» **Exercise brief**
Repeat the listing exactly as given, omitting every image.

» **Dataset extract**
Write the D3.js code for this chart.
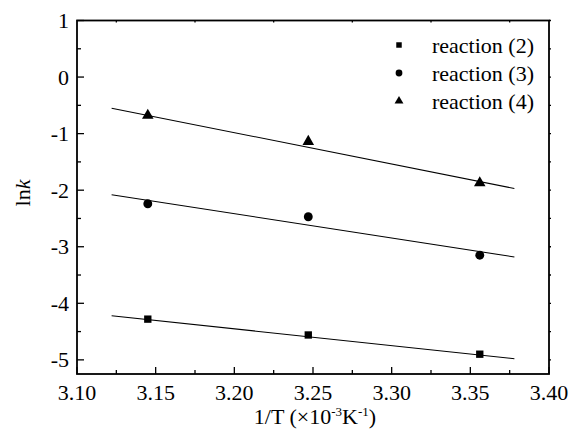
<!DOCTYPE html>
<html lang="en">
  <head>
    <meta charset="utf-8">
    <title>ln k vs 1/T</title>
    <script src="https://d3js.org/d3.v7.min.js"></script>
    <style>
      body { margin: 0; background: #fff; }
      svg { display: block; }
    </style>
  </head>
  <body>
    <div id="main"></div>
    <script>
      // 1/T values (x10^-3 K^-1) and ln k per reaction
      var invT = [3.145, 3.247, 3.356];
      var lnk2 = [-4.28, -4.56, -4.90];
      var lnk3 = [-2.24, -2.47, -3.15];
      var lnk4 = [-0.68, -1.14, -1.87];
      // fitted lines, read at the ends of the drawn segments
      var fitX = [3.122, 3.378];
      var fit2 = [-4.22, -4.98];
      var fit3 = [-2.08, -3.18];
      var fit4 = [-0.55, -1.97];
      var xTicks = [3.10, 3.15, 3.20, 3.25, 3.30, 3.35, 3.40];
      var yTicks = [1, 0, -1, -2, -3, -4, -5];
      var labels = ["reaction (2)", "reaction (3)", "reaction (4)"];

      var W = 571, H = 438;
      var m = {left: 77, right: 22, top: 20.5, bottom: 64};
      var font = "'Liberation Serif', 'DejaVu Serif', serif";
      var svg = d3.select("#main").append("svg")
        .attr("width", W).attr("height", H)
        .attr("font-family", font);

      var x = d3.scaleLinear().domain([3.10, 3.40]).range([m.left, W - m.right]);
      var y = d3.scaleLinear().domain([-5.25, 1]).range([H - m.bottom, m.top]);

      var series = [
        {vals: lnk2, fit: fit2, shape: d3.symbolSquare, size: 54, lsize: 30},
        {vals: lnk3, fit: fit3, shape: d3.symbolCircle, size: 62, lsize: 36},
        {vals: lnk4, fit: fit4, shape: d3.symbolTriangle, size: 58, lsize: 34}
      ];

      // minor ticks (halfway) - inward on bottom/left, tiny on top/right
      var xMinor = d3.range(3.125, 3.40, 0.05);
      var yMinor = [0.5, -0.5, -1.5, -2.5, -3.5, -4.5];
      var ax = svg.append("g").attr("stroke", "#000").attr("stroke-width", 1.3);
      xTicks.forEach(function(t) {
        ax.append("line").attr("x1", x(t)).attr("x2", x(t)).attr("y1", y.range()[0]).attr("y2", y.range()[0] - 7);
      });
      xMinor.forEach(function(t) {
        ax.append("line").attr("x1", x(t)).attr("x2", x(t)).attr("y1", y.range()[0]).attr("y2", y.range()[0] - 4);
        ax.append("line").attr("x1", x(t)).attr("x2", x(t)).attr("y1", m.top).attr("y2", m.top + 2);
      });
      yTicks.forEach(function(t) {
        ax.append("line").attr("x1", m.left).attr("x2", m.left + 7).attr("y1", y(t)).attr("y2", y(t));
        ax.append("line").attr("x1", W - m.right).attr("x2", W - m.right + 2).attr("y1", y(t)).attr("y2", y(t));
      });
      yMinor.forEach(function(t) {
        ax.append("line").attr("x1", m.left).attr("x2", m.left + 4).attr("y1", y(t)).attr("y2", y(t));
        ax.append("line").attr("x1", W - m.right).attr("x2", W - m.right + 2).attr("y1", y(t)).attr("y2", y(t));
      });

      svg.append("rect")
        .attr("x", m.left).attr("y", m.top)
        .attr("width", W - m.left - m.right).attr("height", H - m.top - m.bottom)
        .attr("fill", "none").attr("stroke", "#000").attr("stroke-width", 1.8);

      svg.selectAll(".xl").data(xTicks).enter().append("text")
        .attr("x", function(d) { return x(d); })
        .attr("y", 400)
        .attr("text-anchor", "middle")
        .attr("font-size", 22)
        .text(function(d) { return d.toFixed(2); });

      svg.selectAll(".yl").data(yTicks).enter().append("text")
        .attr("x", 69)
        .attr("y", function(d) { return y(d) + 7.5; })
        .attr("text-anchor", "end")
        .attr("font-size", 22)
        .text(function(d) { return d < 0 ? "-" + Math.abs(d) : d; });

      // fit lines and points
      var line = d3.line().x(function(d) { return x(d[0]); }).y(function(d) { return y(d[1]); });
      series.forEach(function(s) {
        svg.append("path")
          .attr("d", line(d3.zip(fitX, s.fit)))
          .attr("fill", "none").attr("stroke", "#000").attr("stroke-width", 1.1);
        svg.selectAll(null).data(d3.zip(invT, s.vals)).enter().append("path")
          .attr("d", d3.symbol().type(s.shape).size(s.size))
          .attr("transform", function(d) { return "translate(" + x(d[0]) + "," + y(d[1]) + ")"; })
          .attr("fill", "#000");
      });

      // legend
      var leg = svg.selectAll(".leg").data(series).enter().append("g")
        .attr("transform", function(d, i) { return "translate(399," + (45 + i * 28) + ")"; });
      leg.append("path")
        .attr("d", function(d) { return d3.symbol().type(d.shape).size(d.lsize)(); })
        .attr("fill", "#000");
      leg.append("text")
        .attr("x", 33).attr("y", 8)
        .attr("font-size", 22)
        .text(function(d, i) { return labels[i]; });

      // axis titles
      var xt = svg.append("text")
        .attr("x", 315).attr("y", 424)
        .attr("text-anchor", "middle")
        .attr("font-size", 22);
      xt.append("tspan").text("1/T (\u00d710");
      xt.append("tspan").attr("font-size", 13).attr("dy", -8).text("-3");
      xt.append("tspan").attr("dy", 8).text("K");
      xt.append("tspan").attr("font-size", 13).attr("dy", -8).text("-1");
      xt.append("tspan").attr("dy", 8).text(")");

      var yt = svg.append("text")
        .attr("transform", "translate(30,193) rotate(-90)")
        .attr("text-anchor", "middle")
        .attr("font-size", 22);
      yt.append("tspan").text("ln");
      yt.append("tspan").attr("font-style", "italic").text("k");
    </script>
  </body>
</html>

» **Full answer**
Write the D3.js code for this chart.
<!DOCTYPE html>
<html lang="en">
  <head>
    <meta charset="utf-8">
    <title>ln k vs 1/T</title>
    <script src="https://d3js.org/d3.v7.min.js"></script>
    <style>
      body { margin: 0; background: #fff; }
      svg { display: block; }
    </style>
  </head>
  <body>
    <div id="main"></div>
    <script>
      // 1/T values (x10^-3 K^-1) and ln k per reaction
      var invT = [3.145, 3.247, 3.356];
      var lnk2 = [-4.28, -4.56, -4.90];
      var lnk3 = [-2.24, -2.47, -3.15];
      var lnk4 = [-0.68, -1.14, -1.87];
      // fitted lines, read at the ends of the drawn segments
      var fitX = [3.122, 3.378];
      var fit2 = [-4.22, -4.98];
      var fit3 = [-2.08, -3.18];
      var fit4 = [-0.55, -1.97];
      var xTicks = [3.10, 3.15, 3.20, 3.25, 3.30, 3.35, 3.40];
      var yTicks = [1, 0, -1, -2, -3, -4, -5];
      var labels = ["reaction (2)", "reaction (3)", "reaction (4)"];

      var W = 571, H = 438;
      var m = {left: 77, right: 22, top: 20.5, bottom: 64};
      var font = "'Liberation Serif', 'DejaVu Serif', serif";
      var svg = d3.select("#main").append("svg")
        .attr("width", W).attr("height", H)
        .attr("font-family", font);

      var x = d3.scaleLinear().domain([3.10, 3.40]).range([m.left, W - m.right]);
      var y = d3.scaleLinear().domain([-5.25, 1]).range([H - m.bottom, m.top]);

      var series = [
        {vals: lnk2, fit: fit2, shape: d3.symbolSquare, size: 54, lsize: 30},
        {vals: lnk3, fit: fit3, shape: d3.symbolCircle, size: 62, lsize: 36},
        {vals: lnk4, fit: fit4, shape: d3.symbolTriangle, size: 58, lsize: 34}
      ];

      // minor ticks (halfway) - inward on bottom/left, tiny on top/right
      var xMinor = d3.range(3.125, 3.40, 0.05);
      var yMinor = [0.5, -0.5, -1.5, -2.5, -3.5, -4.5];
      var ax = svg.append("g").attr("stroke", "#000").attr("stroke-width", 1.3);
      xTicks.forEach(function(t) {
        ax.append("line").attr("x1", x(t)).attr("x2", x(t)).attr("y1", y.range()[0]).attr("y2", y.range()[0] - 7);
      });
      xMinor.forEach(function(t) {
        ax.append("line").attr("x1", x(t)).attr("x2", x(t)).attr("y1", y.range()[0]).attr("y2", y.range()[0] - 4);
        ax.append("line").attr("x1", x(t)).attr("x2", x(t)).attr("y1", m.top).attr("y2", m.top + 2);
      });
      yTicks.forEach(function(t) {
        ax.append("line").attr("x1", m.left).attr("x2", m.left + 7).attr("y1", y(t)).attr("y2", y(t));
        ax.append("line").attr("x1", W - m.right).attr("x2", W - m.right + 2).attr("y1", y(t)).attr("y2", y(t));
      });
      yMinor.forEach(function(t) {
        ax.append("line").attr("x1", m.left).attr("x2", m.left + 4).attr("y1", y(t)).attr("y2", y(t));
        ax.append("line").attr("x1", W - m.right).attr("x2", W - m.right + 2).attr("y1", y(t)).attr("y2", y(t));
      });

      svg.append("rect")
        .attr("x", m.left).attr("y", m.top)
        .attr("width", W - m.left - m.right).attr("height", H - m.top - m.bottom)
        .attr("fill", "none").attr("stroke", "#000").attr("stroke-width", 1.8);

      svg.selectAll(".xl").data(xTicks).enter().append("text")
        .attr("x", function(d) { return x(d); })
        .attr("y", 400)
        .attr("text-anchor", "middle")
        .attr("font-size", 22)
        .text(function(d) { return d.toFixed(2); });

      svg.selectAll(".yl").data(yTicks).enter().append("text")
        .attr("x", 69)
        .attr("y", function(d) { return y(d) + 7.5; })
        .attr("text-anchor", "end")
        .attr("font-size", 22)
        .text(function(d) { return d < 0 ? "-" + Math.abs(d) : d; });

      // fit lines and points
      var line = d3.line().x(function(d) { return x(d[0]); }).y(function(d) { return y(d[1]); });
      series.forEach(function(s) {
        svg.append("path")
          .attr("d", line(d3.zip(fitX, s.fit)))
          .attr("fill", "none").attr("stroke", "#000").attr("stroke-width", 1.1);
        svg.selectAll(null).data(d3.zip(invT, s.vals)).enter().append("path")
          .attr("d", d3.symbol().type(s.shape).size(s.size))
          .attr("transform", function(d) { return "translate(" + x(d[0]) + "," + y(d[1]) + ")"; })
          .attr("fill", "#000");
      });

      // legend
      var leg = svg.selectAll(".leg").data(series).enter().append("g")
        .attr("transform", function(d, i) { return "translate(399," + (45 + i * 28) + ")"; });
      leg.append("path")
        .attr("d", function(d) { return d3.symbol().type(d.shape).size(d.lsize)(); })
        .attr("fill", "#000");
      leg.append("text")
        .attr("x", 33).attr("y", 8)
        .attr("font-size", 22)
        .text(function(d, i) { return labels[i]; });

      // axis titles
      var xt = svg.append("text")
        .attr("x", 315).attr("y", 424)
        .attr("text-anchor", "middle")
        .attr("font-size", 22);
      xt.append("tspan").text("1/T (\u00d710");
      xt.append("tspan").attr("font-size", 13).attr("dy", -8).text("-3");
      xt.append("tspan").attr("dy", 8).text("K");
      xt.append("tspan").attr("font-size", 13).attr("dy", -8).text("-1");
      xt.append("tspan").attr("dy", 8).text(")");

      var yt = svg.append("text")
        .attr("transform", "translate(30,193) rotate(-90)")
        .attr("text-anchor", "middle")
        .attr("font-size", 22);
      yt.append("tspan").text("ln");
      yt.append("tspan").attr("font-style", "italic").text("k");
    </script>
  </body>
</html>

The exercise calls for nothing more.